La passionalità e l'improvvisazione mancano, in queste
dimore dell'assenza in cui sempre più pressanti sono
le ingerenze di ciò che nulla ha a che vedere con la
creatività anche di un solo momento. I depositi pieni
di opere che servono a barattarne altre sono un fondo, l'equivalente
edulcorato ed esteticamente più gradevole di un caveau
o della cella frigorifera di una macelleria.

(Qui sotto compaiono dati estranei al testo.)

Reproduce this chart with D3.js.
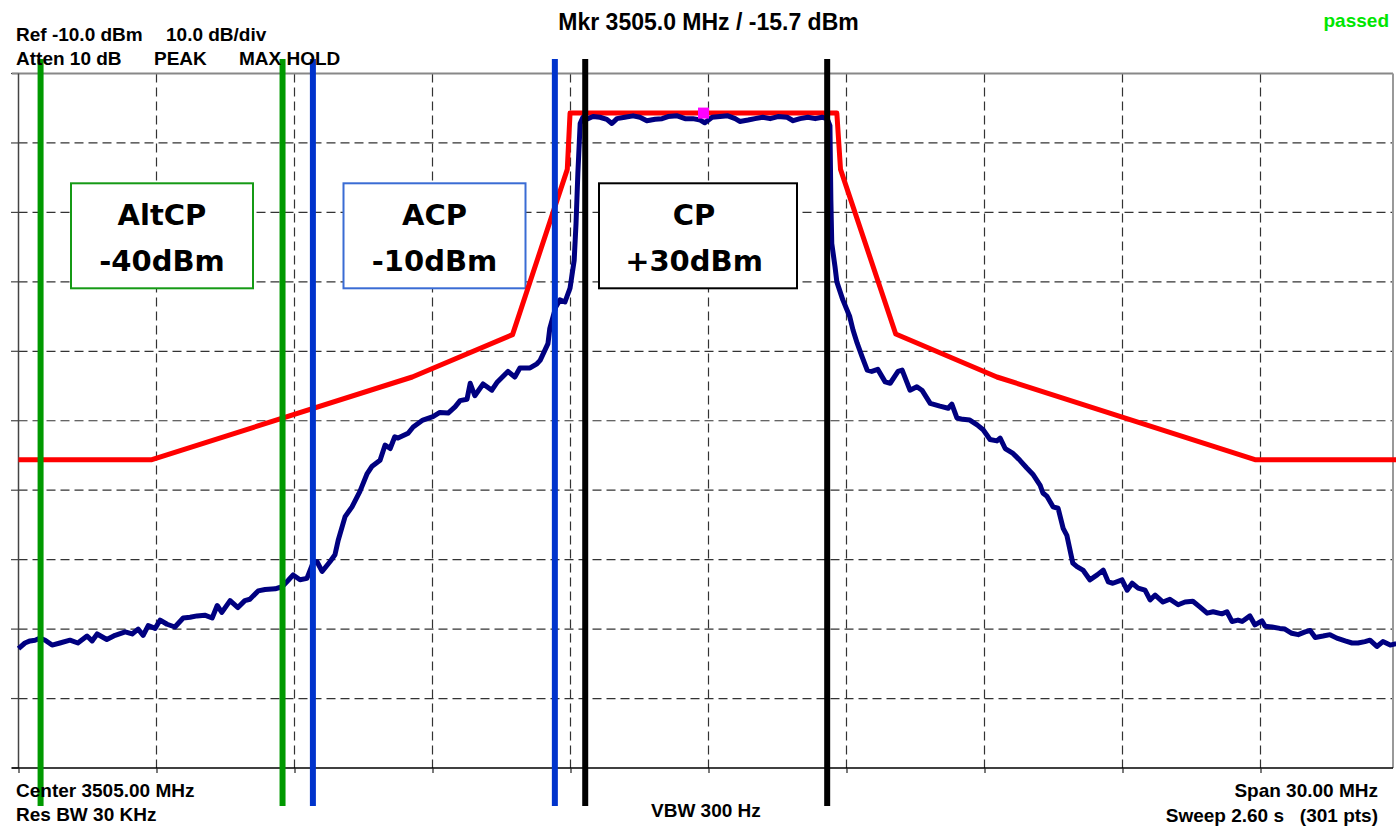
<!DOCTYPE html>
<html lang="en">
<head>
    <meta charset="utf-8">
    <title>ACP</title>
    <script src="https://d3js.org/d3.v7.min.js" charset="utf-8"></script>
    <style>
        body { margin: 0; background: #fff; }
        text { font-family: "Liberation Sans", Arial, sans-serif; font-weight: bold; }
    </style>
</head>
<body>
<script>

// spectrum trace, MHz / dBm
var traceFreq = [3490.00,3490.14,3490.25,3490.36,3490.47,3490.58,3490.73,3490.90,3491.12,3491.29,3491.49,3491.60,3491.71,3491.92,3492.10,3492.32,3492.47,3492.60,3492.71,3492.82,3492.97,3493.08,3493.23,3493.40,3493.58,3493.73,3493.88,3494.05,3494.21,3494.32,3494.42,3494.60,3494.77,3494.92,3495.03,3495.21,3495.36,3495.58,3495.73,3495.86,3495.97,3496.12,3496.27,3496.40,3496.49,3496.60,3496.77,3496.88,3496.95,3497.10,3497.25,3497.42,3497.58,3497.68,3497.86,3497.97,3498.08,3498.18,3498.25,3498.47,3498.58,3498.79,3499.01,3499.16,3499.34,3499.49,3499.60,3499.75,3499.82,3499.92,3500.10,3500.29,3500.40,3500.64,3500.79,3500.90,3501.12,3501.27,3501.34,3501.51,3501.55,3501.68,3501.77,3501.88,3501.99,3502.08,3502.12,3502.16,3502.21,3502.27,3502.38,3502.49,3502.64,3502.79,3502.90,3503.01,3503.18,3503.36,3503.51,3503.66,3503.84,3503.99,3504.12,3504.32,3504.49,3504.66,3504.82,3504.92,3505.08,3505.25,3505.42,3505.58,3505.68,3505.86,3506.01,3506.18,3506.34,3506.51,3506.71,3506.84,3506.99,3507.16,3507.32,3507.47,3507.58,3507.64,3507.66,3507.68,3507.75,3507.79,3507.92,3508.07,3508.14,3508.23,3508.34,3508.45,3508.55,3508.68,3508.84,3508.95,3509.12,3509.21,3509.38,3509.53,3509.64,3509.82,3510.03,3510.21,3510.29,3510.40,3510.53,3510.68,3510.84,3510.97,3511.12,3511.27,3511.34,3511.45,3511.62,3511.77,3511.92,3512.05,3512.21,3512.27,3512.36,3512.49,3512.60,3512.71,3512.79,3512.92,3513.01,3513.14,3513.29,3513.45,3513.58,3513.69,3513.79,3513.99,3514.10,3514.21,3514.34,3514.49,3514.60,3514.71,3514.88,3515.03,3515.21,3515.36,3515.53,3515.68,3515.84,3515.97,3516.16,3516.27,3516.38,3516.51,3516.60,3516.77,3516.88,3517.03,3517.10,3517.25,3517.42,3517.53,3517.68,3517.82,3517.97,3518.08,3518.19,3518.36,3518.51,3518.66,3518.84,3518.99,3519.12,3519.27,3519.38,3519.53,3519.66,3519.82,3519.95]
var traceDbm = [-92.8,-92.0,-91.7,-91.6,-91.3,-91.6,-92.3,-92.0,-91.6,-92.0,-91.0,-91.7,-90.7,-91.5,-90.9,-90.4,-90.7,-90.0,-90.9,-89.5,-89.9,-88.7,-89.3,-89.7,-88.4,-88.3,-88.1,-88.0,-88.4,-86.6,-87.6,-85.9,-86.9,-85.9,-85.7,-84.5,-84.3,-84.2,-83.9,-83.0,-82.2,-82.9,-82.7,-80.5,-80.3,-81.7,-80.3,-79.3,-77.2,-73.8,-72.4,-70.2,-67.6,-66.6,-65.7,-63.5,-64.0,-62.3,-62.5,-61.8,-60.9,-59.9,-59.4,-58.8,-58.9,-58.0,-57.1,-56.9,-54.6,-56.4,-54.7,-55.6,-54.5,-52.9,-53.7,-52.4,-52.4,-51.8,-51.3,-48.9,-46.7,-43.6,-42.6,-42.9,-40.9,-36.9,-31.6,-24.4,-17.2,-16.3,-16.5,-16.2,-16.3,-16.6,-17.2,-16.5,-16.3,-16.1,-16.3,-16.8,-16.6,-16.5,-16.2,-16.1,-16.5,-16.5,-16.7,-17.1,-16.3,-16.2,-16.1,-16.5,-16.9,-16.7,-16.5,-16.3,-16.5,-16.2,-16.3,-16.8,-16.5,-16.3,-16.5,-16.3,-16.5,-17.5,-28.2,-34.5,-37.8,-40.0,-42.6,-45.0,-46.9,-48.8,-50.8,-52.7,-52.9,-52.6,-54.4,-54.6,-52.9,-52.7,-55.6,-55.1,-55.6,-57.5,-57.9,-58.2,-57.6,-59.6,-59.8,-59.9,-60.6,-61.3,-62.7,-62.9,-62.5,-64.0,-64.7,-65.7,-66.8,-67.7,-69.3,-70.4,-70.9,-72.4,-72.6,-75.5,-76.5,-80.5,-81.0,-81.5,-82.9,-82.2,-81.5,-83.2,-83.4,-82.9,-84.4,-83.4,-84.1,-84.4,-85.8,-85.1,-86.1,-85.7,-86.5,-86.1,-86.0,-86.8,-87.7,-87.5,-87.8,-87.5,-88.9,-88.7,-88.9,-88.1,-89.4,-88.8,-89.6,-89.7,-89.9,-90.0,-90.6,-90.8,-90.4,-90.2,-91.2,-91.0,-90.8,-91.3,-91.7,-92.0,-92.0,-91.8,-91.6,-92.5,-91.8,-92.3,-92.1]

// spectrum emission mask
var limitFreq = [3490.00,3492.90,3498.56,3500.74,3501.93,3501.99,3507.79,3507.87,3509.07,3511.27,3516.88,3520.00]
var limitDbm = [-65.6,-65.6,-53.7,-47.6,-23.8,-15.7,-15.7,-23.8,-47.5,-53.7,-65.6,-65.6]

// channels: name, integration edges (MHz), power
var channelNames = ["AltCP", "ACP", "CP"]
var channelLo = [3490.48, 3496.40, 3502.32]
var channelHi = [3495.74, 3501.66, 3507.58]
var channelPower = ["-40dBm", "-10dBm", "+30dBm"]

var markerFreq = 3505.0
var markerDbm = -15.7

var xTicks = d3.range(3490, 3520, 3)
var yTicks = d3.range(-110, -9, 10)

var w = 1396, h = 826
var plotLeft = 18.5, plotTop = 73.5, plotBottom = 768, plotRight = 1393

var xScale = d3.scaleLinear().domain([3490, 3520]).range([plotLeft, 1398.5])
var yScale = d3.scaleLinear().domain([-110, -10]).range([plotBottom, plotTop])

var svg = d3.select("body").append("svg").attr("width", w).attr("height", h)

// grid
svg.append("g").selectAll("line").data(xTicks.slice(1)).join("line")
    .attr("x1", d => xScale(d)).attr("x2", d => xScale(d))
    .attr("y1", plotTop).attr("y2", plotBottom)
    .attr("stroke", "#333").attr("stroke-width", 1.2).attr("stroke-dasharray", "9,5")
svg.append("g").selectAll("line").data(yTicks.slice(1, -1)).join("line")
    .attr("x1", plotLeft).attr("x2", plotRight)
    .attr("y1", d => yScale(d)).attr("y2", d => yScale(d))
    .attr("stroke", "#333").attr("stroke-width", 1.2).attr("stroke-dasharray", "9,5")

// left ticks
svg.append("g").selectAll("line").data(yTicks).join("line")
    .attr("x1", 11).attr("x2", plotLeft)
    .attr("y1", d => yScale(d)).attr("y2", d => yScale(d))
    .attr("stroke", "#444").attr("stroke-width", 1.2)

// frame
svg.append("line").attr("x1", 12).attr("x2", plotRight).attr("y1", plotTop).attr("y2", plotTop)
    .attr("stroke", "#888").attr("stroke-width", 2)
svg.append("line").attr("x1", plotLeft).attr("x2", plotLeft).attr("y1", plotTop).attr("y2", plotBottom)
    .attr("stroke", "#444").attr("stroke-width", 1.5)
svg.append("line").attr("x1", plotRight).attr("x2", plotRight).attr("y1", plotTop).attr("y2", plotBottom)
    .attr("stroke", "#999").attr("stroke-width", 2)

var xAxis = svg.append("g").attr("transform", "translate(0," + plotBottom + ")")
    .call(d3.axisBottom(xScale).tickValues(xTicks).tickSize(5).tickFormat("").tickSizeOuter(0))
xAxis.select(".domain").attr("d", "M12,0H" + plotRight).attr("stroke", "#000").attr("stroke-width", 1.5)
xAxis.selectAll(".tick line").attr("stroke", "#222").attr("stroke-width", 1.2)

// channel boxes
var boxX = [71, 343.5, 599], boxW = [182, 182, 198]
var boxColors = ["#159a15", "#3a6cd4", "#000000"]
channelNames.forEach(function(name, i) {
    var g = svg.append("g")
    g.append("rect").attr("x", boxX[i]).attr("y", 183.3).attr("width", boxW[i]).attr("height", 105)
        .attr("fill", "#fff").attr("stroke", boxColors[i]).attr("stroke-width", 2)
    var cx = boxX[i] + boxW[i] / 2 - (i == 2 ? 4 : 0)
    g.append("text").attr("x", cx).attr("y", 225).attr("text-anchor", "middle")
        .style("font-family", "'DejaVu Sans', Verdana, sans-serif").style("font-size", "29px").text(name)
    g.append("text").attr("x", cx).attr("y", 271).attr("text-anchor", "middle")
        .style("font-family", "'DejaVu Sans', Verdana, sans-serif").style("font-size", "29px").text(channelPower[i])
})

// mask line
var specLine = d3.line().x(d => xScale(d[0])).y(d => yScale(d[1]))
svg.append("path").datum(d3.zip(limitFreq, limitDbm)).attr("d", specLine)
    .attr("fill", "none").attr("stroke", "#ff0000").attr("stroke-width", 5).attr("stroke-linejoin", "round")

// trace
svg.append("path").datum(d3.zip(traceFreq, traceDbm)).attr("d", specLine)
    .attr("fill", "none").attr("stroke", "#000080").attr("stroke-width", 5).attr("stroke-linejoin", "round")

// marker
svg.append("rect").attr("x", xScale(markerFreq) - 10.5).attr("y", yScale(markerDbm) - 5.5)
    .attr("width", 11).attr("height", 11).attr("fill", "#ff00ff")

// channel edges
var lineColors = ["#009900", "#0033cc", "#000000"]
channelNames.forEach(function(name, i) {
    svg.append("g").selectAll("line").data([channelLo[i], channelHi[i]]).join("line")
        .attr("x1", d => xScale(d)).attr("x2", d => xScale(d))
        .attr("y1", 59).attr("y2", 806)
        .attr("stroke", lineColors[i]).attr("stroke-width", 6)
})

// annotations
function label(x, y, t, size, anchor, color) {
    svg.append("text").attr("x", x).attr("y", y).attr("text-anchor", anchor || "start")
        .style("font-size", size + "px").attr("fill", color || "#000").style("white-space", "pre").text(t)
}
label(16, 40.5, "Ref -10.0 dBm", 19)
label(166, 40.5, "10.0 dB/div", 19)
label(16, 65, "Atten 10 dB", 19)
label(154, 65, "PEAK", 19)
label(239, 65, "MAX HOLD", 19)
label(xScale(markerFreq), 30, "Mkr " + markerFreq.toFixed(1) + " MHz / " + markerDbm.toFixed(1) + " dBm", 23, "middle")
label(1389, 27, "passed", 19, "end", "#00e600")
label(16, 797, "Center 3505.00 MHz", 19)
label(16, 821, "Res BW 30 KHz", 19)
label(651, 817, "VBW 300 Hz", 19)
label(1378, 797, "Span 30.00 MHz", 19, "end")
label(1378, 821.5, "Sweep 2.60 s   (301 pts)", 19, "end")

</script>
</body>
</html>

Di conseguenza quindi anche i vari nomi vengono ripetuti in
una sorta di folle name-dripping con la stessa frequenza
dei suoni onomatopeici nei fumetti (dai quali sono in effetti
non dissimili).
Considerando lo snocciolare tali nomi non spiritualmente affine
ad una performance, magari di tipo post-futurista al quadrato,
ma soltanto la prevedibile conseguenza della strategia partorita
da un'economia sonnecchiante che si adagia su modelli consolidati
e usurati, vengo assalita da una sorta di noia.
Proprio la noia dovrebbe essere lontana dalle sensazioni associabili
all'arte dato che, come scrive Frédéric Beigbeder,
“…c'è sempre una novità più
nuova che fa invecchiare la precedente”.